▶ _What you should do_:
Pictures stay out of the copy; set down each line of the listing below exactly.
====== Data provided
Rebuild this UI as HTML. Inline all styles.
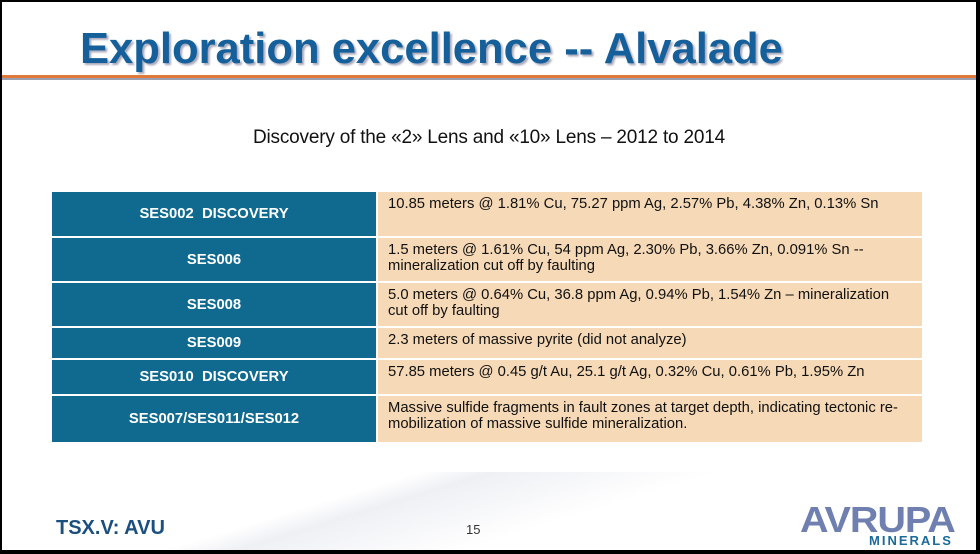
<!DOCTYPE html>
<html><head><style>
body{margin:0;width:980px;height:554px;overflow:hidden;background:#000;font-family:"Liberation Sans",Arial,sans-serif}
#s{position:absolute;left:2px;top:2px;width:974px;height:548px;background:#fff;overflow:hidden}
.t{position:absolute;left:78px;top:22px;font-size:44px;font-weight:bold;color:#15609a;text-shadow:2px 2px 2px #aab;transform:scaleX(0.99);transform-origin:left;white-space:nowrap}
.l1{position:absolute;left:0;top:73px;width:974px;height:3px;background:#e07a3a}
.l2{position:absolute;left:0;top:76px;width:974px;height:2px;background:#9aa0b0}
.sub{position:absolute;left:0;width:974px;top:125px;text-align:center;font-size:19px;color:#111;letter-spacing:-0.2px}
table{position:absolute;left:48px;top:188px;width:874px;border-collapse:collapse}
td{border:2px solid #fff;padding:0}
td.a{background:#106a8f;color:#fff;font-weight:bold;text-align:center;width:324px;font-size:14.8px}
td.b{background:#f6d9b6;color:#111;vertical-align:top;padding:4px 10px;font-size:14.8px;line-height:16px}
.f{position:absolute;left:54px;top:515px;font-size:20px;font-weight:bold;color:#1a4f7f}
.n{position:absolute;left:464px;top:520px;font-size:13px;color:#333}
.av{position:absolute;left:798px;top:497px;font-size:36px;font-weight:bold;color:#6f7fb0;letter-spacing:-1px;transform:scaleX(1.1);transform-origin:left}
.mi{position:absolute;left:867px;top:531px;font-size:13px;font-weight:bold;color:#1a6a9a;letter-spacing:2px}
.sw{position:absolute;left:60px;top:470px;width:900px;height:90px;background:linear-gradient(163deg,transparent 30%,#eef0f4 36%,transparent 55%)}
</style></head><body><div id="s">
<div class="sw"></div>
<div class="t">Exploration excellence -- Alvalade</div>
<div class="l1"></div><div class="l2"></div>
<div class="sub">Discovery of the «2» Lens and «10» Lens – 2012 to 2014</div>
<table>
<tr style="height:46px"><td class="a">SES002&nbsp; DISCOVERY</td><td class="b">10.85 meters @ 1.81% Cu, 75.27 ppm Ag, 2.57% Pb, 4.38% Zn, 0.13% Sn</td></tr>
<tr style="height:45px"><td class="a">SES006</td><td class="b">1.5 meters @ 1.61% Cu, 54 ppm Ag, 2.30% Pb, 3.66% Zn, 0.091% Sn --<br>mineralization cut off by faulting</td></tr>
<tr style="height:45px"><td class="a">SES008</td><td class="b">5.0 meters @ 0.64% Cu, 36.8 ppm Ag, 0.94% Pb, 1.54% Zn – mineralization<br>cut off by faulting</td></tr>
<tr style="height:32px"><td class="a">SES009</td><td class="b">2.3 meters of massive pyrite (did not analyze)</td></tr>
<tr style="height:36px"><td class="a">SES010&nbsp; DISCOVERY</td><td class="b">57.85 meters @ 0.45 g/t Au, 25.1 g/t Ag, 0.32% Cu, 0.61% Pb, 1.95% Zn</td></tr>
<tr style="height:48px"><td class="a">SES007/SES011/SES012</td><td class="b">Massive sulfide fragments in fault zones at target depth, indicating tectonic re-<br>mobilization of massive sulfide mineralization.</td></tr>
</table>
<div class="f">TSX.V: AVU</div>
<div class="n">15</div>
<div class="av">AVRUPA</div>
<div class="mi">MINERALS</div>
</div></body></html>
============
▶ _The output_:
Rebuild this UI as HTML. Inline all styles.
<!DOCTYPE html>
<html><head><style>
body{margin:0;width:980px;height:554px;overflow:hidden;background:#000;font-family:"Liberation Sans",Arial,sans-serif}
#s{position:absolute;left:2px;top:2px;width:974px;height:548px;background:#fff;overflow:hidden}
.t{position:absolute;left:78px;top:22px;font-size:44px;font-weight:bold;color:#15609a;text-shadow:2px 2px 2px #aab;transform:scaleX(0.99);transform-origin:left;white-space:nowrap}
.l1{position:absolute;left:0;top:73px;width:974px;height:3px;background:#e07a3a}
.l2{position:absolute;left:0;top:76px;width:974px;height:2px;background:#9aa0b0}
.sub{position:absolute;left:0;width:974px;top:125px;text-align:center;font-size:19px;color:#111;letter-spacing:-0.2px}
table{position:absolute;left:48px;top:188px;width:874px;border-collapse:collapse}
td{border:2px solid #fff;padding:0}
td.a{background:#106a8f;color:#fff;font-weight:bold;text-align:center;width:324px;font-size:14.8px}
td.b{background:#f6d9b6;color:#111;vertical-align:top;padding:4px 10px;font-size:14.8px;line-height:16px}
.f{position:absolute;left:54px;top:515px;font-size:20px;font-weight:bold;color:#1a4f7f}
.n{position:absolute;left:464px;top:520px;font-size:13px;color:#333}
.av{position:absolute;left:798px;top:497px;font-size:36px;font-weight:bold;color:#6f7fb0;letter-spacing:-1px;transform:scaleX(1.1);transform-origin:left}
.mi{position:absolute;left:867px;top:531px;font-size:13px;font-weight:bold;color:#1a6a9a;letter-spacing:2px}
.sw{position:absolute;left:60px;top:470px;width:900px;height:90px;background:linear-gradient(163deg,transparent 30%,#eef0f4 36%,transparent 55%)}
</style></head><body><div id="s">
<div class="sw"></div>
<div class="t">Exploration excellence -- Alvalade</div>
<div class="l1"></div><div class="l2"></div>
<div class="sub">Discovery of the «2» Lens and «10» Lens – 2012 to 2014</div>
<table>
<tr style="height:46px"><td class="a">SES002&nbsp; DISCOVERY</td><td class="b">10.85 meters @ 1.81% Cu, 75.27 ppm Ag, 2.57% Pb, 4.38% Zn, 0.13% Sn</td></tr>
<tr style="height:45px"><td class="a">SES006</td><td class="b">1.5 meters @ 1.61% Cu, 54 ppm Ag, 2.30% Pb, 3.66% Zn, 0.091% Sn --<br>mineralization cut off by faulting</td></tr>
<tr style="height:45px"><td class="a">SES008</td><td class="b">5.0 meters @ 0.64% Cu, 36.8 ppm Ag, 0.94% Pb, 1.54% Zn – mineralization<br>cut off by faulting</td></tr>
<tr style="height:32px"><td class="a">SES009</td><td class="b">2.3 meters of massive pyrite (did not analyze)</td></tr>
<tr style="height:36px"><td class="a">SES010&nbsp; DISCOVERY</td><td class="b">57.85 meters @ 0.45 g/t Au, 25.1 g/t Ag, 0.32% Cu, 0.61% Pb, 1.95% Zn</td></tr>
<tr style="height:48px"><td class="a">SES007/SES011/SES012</td><td class="b">Massive sulfide fragments in fault zones at target depth, indicating tectonic re-<br>mobilization of massive sulfide mineralization.</td></tr>
</table>
<div class="f">TSX.V: AVU</div>
<div class="n">15</div>
<div class="av">AVRUPA</div>
<div class="mi">MINERALS</div>
</div></body></html>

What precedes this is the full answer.